A later Massachusetts case, Datacomm Interface Inc. v. Computerworld Inc. (Mass. 1986) involved a lawsuit filed against an entity for attempting to hold a trade show under a name already used by the plaintiff. The defendant brought a counterclaim alleging that the plaintiff violated the CPA by wrongfully withholding documents during discovery, and misstating facts in its complaint. The court simply stated, without substantive analysis, “[i]t is clear that the type of misconduct found by the master falls within the concept of ‘unfair acts’ prohibited by [the CPA].”
Finally, the First Circuit’s opinion in Refuse & Environmental Systems Inc. v. Industrial Services of America Inc. (1991), addresses a dispute between waste management firms. The plaintiff’s former employees started their own competing company, and plaintiff brought suit against that competitor alleging that they had stolen clients from their previous employer. The defendant brought a CPA counterclaim against the plaintiff, arguing that the initial lawsuit was frivolous. Ultimately, the court found that the plaintiff, “in bringing the state lawsuit in spite of the evidence, willfully committed an unfair and deceptive practice within the meaning of [the CPA].”
There are at least two pragmatic implications worth noting here. First, the CPA, which is already included as a matter of course in nearly every complaint filed against a business entity, continues to expand.
Businesses may now be subject to CPA claims whenever they engage in particularly aggressive discovery, dare to pursue a claim that ultimately is not supported by the evidence, or take a hard line stance in settlement discussions. While such actions would not intuitively be considered “act[s] or practice[s] in the conduct of any trade or commerce,” they can now be included under the reach of the CPA.

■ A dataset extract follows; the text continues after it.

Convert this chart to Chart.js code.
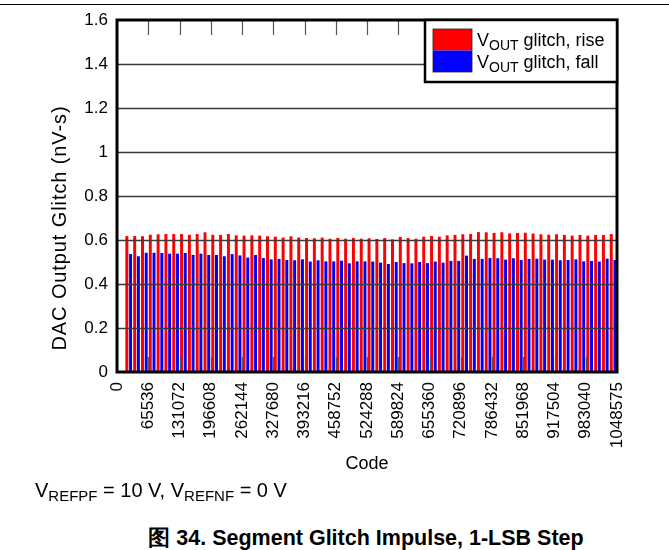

Second, and of particular importance to New Hampshire attorneys, actions taken by counsel can apparently subject a business to CPA liability. It would not be a stretch to imagine a litigant who is subjected to a CPA claim based on a settlement letter drafted by counsel to subsequently bring a malpractice claim against that counsel should the CPA claim prove successful.
The Gallagher case raises important questions regarding the interplay between the CPA, the torts of malicious prosecution, malicious defense, and abuse of process, Rule 11(d) of the Superior Court Civil Rules, the court’s inherent authority to sanction misconduct, and the litigation privilege. For the time being, attorneys must proceed cautiously when employing “aggressive” litigation tactics, lest they subject their clients and themselves to potential liability for violating the CPA.